* [INFORMATION PROVIDED]:
▬▬▬▬▬▬▬▬▬▬
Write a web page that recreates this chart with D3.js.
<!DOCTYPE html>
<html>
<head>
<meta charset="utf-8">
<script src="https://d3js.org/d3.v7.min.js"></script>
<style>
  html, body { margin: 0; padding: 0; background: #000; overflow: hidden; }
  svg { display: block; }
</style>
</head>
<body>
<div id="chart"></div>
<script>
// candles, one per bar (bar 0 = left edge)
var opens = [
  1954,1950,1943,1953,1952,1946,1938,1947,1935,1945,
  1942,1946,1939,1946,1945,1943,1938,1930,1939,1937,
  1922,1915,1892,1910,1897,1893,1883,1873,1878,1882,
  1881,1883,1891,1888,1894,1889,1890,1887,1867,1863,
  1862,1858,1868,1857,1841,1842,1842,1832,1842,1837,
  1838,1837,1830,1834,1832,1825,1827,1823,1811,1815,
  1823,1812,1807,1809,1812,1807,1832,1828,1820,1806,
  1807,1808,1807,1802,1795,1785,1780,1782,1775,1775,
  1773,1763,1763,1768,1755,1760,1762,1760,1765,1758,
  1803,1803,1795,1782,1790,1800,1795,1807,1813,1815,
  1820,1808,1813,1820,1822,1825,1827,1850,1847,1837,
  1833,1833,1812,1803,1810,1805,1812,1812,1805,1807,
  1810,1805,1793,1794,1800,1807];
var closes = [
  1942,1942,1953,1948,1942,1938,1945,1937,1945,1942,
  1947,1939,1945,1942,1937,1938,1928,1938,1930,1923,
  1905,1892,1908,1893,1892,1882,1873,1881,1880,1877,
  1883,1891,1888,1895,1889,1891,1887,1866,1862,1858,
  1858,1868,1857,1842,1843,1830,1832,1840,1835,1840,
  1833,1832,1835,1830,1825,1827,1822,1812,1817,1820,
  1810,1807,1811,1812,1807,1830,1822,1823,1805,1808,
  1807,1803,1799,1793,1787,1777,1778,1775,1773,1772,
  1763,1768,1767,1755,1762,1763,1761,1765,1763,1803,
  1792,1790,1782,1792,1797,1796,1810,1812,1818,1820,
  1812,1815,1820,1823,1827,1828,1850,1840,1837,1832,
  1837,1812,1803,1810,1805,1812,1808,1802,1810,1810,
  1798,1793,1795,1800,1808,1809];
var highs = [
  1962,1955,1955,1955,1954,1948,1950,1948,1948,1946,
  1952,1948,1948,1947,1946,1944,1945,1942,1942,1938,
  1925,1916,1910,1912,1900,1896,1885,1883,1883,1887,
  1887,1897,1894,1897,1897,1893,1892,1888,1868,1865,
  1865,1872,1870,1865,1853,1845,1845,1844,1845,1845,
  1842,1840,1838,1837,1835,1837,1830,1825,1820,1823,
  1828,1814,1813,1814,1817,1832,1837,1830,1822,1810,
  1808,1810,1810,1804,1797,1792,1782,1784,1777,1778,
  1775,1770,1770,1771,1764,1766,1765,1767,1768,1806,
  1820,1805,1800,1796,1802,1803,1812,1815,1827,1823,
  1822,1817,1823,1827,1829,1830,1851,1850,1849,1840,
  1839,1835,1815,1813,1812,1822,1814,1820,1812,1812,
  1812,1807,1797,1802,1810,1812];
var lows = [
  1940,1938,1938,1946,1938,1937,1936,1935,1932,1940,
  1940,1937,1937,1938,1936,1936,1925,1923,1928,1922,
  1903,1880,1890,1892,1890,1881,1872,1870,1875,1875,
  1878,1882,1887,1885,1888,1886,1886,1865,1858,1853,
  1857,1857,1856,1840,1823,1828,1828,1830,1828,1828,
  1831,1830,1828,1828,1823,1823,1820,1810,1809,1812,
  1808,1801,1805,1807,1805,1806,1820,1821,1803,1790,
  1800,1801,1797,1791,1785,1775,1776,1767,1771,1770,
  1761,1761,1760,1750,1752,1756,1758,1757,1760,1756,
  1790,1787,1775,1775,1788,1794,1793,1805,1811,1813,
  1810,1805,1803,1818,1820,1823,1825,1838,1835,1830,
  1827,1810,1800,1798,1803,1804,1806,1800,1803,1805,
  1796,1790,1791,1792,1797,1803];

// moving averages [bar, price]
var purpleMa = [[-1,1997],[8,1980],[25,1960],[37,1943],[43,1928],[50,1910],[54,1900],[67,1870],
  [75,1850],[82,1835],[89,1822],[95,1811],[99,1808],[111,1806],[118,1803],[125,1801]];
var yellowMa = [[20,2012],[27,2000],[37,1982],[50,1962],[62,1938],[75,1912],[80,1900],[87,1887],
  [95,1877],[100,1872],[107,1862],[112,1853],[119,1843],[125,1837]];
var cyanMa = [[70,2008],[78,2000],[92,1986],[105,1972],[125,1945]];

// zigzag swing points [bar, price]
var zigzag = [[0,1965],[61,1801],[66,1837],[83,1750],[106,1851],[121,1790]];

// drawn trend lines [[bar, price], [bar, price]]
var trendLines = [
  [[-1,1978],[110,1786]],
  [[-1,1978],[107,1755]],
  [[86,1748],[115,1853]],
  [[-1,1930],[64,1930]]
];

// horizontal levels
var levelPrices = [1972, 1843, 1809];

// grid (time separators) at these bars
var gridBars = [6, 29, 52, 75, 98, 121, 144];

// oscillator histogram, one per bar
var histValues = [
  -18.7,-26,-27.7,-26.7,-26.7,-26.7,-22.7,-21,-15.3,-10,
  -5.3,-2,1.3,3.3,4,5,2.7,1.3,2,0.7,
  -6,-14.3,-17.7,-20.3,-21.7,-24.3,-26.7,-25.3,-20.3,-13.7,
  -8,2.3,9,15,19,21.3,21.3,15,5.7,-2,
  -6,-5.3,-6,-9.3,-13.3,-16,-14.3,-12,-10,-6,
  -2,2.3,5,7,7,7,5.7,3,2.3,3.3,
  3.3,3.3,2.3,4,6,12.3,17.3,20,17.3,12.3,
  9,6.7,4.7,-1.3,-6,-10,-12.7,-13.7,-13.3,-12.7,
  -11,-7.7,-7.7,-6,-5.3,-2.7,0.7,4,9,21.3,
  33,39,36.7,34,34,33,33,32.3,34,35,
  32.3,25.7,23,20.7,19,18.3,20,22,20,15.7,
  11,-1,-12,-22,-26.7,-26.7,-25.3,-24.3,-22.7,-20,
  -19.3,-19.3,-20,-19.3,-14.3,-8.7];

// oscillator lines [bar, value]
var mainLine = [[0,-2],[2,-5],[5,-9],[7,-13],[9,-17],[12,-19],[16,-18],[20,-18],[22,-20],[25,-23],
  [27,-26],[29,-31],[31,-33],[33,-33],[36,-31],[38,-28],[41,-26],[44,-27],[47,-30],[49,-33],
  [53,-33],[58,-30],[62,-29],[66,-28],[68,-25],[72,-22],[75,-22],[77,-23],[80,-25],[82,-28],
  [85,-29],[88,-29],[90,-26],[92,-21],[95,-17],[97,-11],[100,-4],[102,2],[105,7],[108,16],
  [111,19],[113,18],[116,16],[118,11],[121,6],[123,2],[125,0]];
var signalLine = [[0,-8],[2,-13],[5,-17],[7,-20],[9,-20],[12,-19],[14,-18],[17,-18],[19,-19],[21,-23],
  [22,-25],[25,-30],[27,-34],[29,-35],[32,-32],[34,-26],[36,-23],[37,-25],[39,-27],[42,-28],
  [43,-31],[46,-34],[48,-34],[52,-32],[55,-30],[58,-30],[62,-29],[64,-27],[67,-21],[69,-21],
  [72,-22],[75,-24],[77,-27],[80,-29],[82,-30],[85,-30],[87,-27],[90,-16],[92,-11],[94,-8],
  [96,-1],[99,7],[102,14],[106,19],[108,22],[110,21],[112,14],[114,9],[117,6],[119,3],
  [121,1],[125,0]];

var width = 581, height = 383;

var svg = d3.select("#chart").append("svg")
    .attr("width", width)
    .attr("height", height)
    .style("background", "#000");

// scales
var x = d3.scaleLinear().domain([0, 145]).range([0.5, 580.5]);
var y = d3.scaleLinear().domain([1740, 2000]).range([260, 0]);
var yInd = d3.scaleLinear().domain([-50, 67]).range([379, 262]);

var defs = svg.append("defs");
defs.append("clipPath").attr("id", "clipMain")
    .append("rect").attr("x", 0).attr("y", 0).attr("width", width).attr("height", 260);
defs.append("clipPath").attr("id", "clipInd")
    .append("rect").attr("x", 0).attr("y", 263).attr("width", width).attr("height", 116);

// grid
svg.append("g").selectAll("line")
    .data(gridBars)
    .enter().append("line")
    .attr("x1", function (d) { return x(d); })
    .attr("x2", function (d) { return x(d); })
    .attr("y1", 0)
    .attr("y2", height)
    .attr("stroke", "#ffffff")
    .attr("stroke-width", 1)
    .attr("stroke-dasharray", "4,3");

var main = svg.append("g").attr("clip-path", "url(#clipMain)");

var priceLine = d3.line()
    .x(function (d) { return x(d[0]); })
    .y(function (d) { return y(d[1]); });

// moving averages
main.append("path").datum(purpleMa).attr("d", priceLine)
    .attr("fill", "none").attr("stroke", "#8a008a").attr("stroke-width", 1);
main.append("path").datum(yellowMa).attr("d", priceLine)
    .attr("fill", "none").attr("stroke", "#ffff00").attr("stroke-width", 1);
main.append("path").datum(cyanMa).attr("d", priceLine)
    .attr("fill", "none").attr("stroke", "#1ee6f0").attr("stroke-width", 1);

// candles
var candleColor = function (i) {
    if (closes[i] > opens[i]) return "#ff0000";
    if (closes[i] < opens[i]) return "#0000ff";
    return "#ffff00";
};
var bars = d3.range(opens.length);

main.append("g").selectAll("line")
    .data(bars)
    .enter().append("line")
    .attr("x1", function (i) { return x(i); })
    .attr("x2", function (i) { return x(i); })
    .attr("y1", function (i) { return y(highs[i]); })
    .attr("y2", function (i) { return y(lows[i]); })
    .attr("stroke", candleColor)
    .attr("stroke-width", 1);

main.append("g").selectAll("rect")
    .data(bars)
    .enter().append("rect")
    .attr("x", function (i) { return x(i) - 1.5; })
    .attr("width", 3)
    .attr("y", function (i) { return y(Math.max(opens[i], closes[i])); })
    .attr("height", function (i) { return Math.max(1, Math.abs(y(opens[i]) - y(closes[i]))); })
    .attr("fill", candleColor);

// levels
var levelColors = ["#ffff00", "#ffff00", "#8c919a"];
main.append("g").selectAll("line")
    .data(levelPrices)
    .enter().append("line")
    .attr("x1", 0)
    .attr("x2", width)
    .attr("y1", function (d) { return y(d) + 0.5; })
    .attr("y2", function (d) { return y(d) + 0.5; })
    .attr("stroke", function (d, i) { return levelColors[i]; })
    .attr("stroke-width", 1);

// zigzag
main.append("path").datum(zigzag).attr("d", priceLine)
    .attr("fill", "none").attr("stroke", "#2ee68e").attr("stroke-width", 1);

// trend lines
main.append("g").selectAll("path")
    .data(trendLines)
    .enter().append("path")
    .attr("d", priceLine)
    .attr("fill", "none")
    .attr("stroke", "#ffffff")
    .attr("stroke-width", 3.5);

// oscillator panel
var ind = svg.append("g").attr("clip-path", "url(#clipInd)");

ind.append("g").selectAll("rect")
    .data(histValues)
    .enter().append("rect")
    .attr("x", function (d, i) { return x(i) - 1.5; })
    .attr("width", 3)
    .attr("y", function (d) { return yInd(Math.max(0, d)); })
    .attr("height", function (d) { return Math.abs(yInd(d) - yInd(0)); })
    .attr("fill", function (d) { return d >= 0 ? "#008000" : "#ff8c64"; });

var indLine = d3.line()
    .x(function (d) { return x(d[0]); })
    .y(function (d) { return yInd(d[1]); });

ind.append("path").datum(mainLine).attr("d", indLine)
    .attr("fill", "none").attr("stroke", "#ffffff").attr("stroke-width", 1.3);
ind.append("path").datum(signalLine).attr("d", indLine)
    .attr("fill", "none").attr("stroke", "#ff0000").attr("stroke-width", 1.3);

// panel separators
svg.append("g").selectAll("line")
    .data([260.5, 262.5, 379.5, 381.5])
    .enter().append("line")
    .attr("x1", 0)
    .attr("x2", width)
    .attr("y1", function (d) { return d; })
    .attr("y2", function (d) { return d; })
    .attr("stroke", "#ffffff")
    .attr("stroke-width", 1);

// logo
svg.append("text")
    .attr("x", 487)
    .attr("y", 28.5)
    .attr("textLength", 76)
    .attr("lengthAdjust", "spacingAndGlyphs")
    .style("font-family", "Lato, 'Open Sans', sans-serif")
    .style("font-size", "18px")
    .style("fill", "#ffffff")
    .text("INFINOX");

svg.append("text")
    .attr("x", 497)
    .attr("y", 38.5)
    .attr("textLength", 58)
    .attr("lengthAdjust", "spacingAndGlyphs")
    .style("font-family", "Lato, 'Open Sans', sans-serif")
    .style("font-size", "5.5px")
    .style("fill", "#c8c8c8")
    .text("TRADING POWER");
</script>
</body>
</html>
▬▬▬▬▬▬▬▬▬▬
* [AIM]:
Each line containing the word "chart" counts once; report the total alone.

* [THE RESPONSE]:
3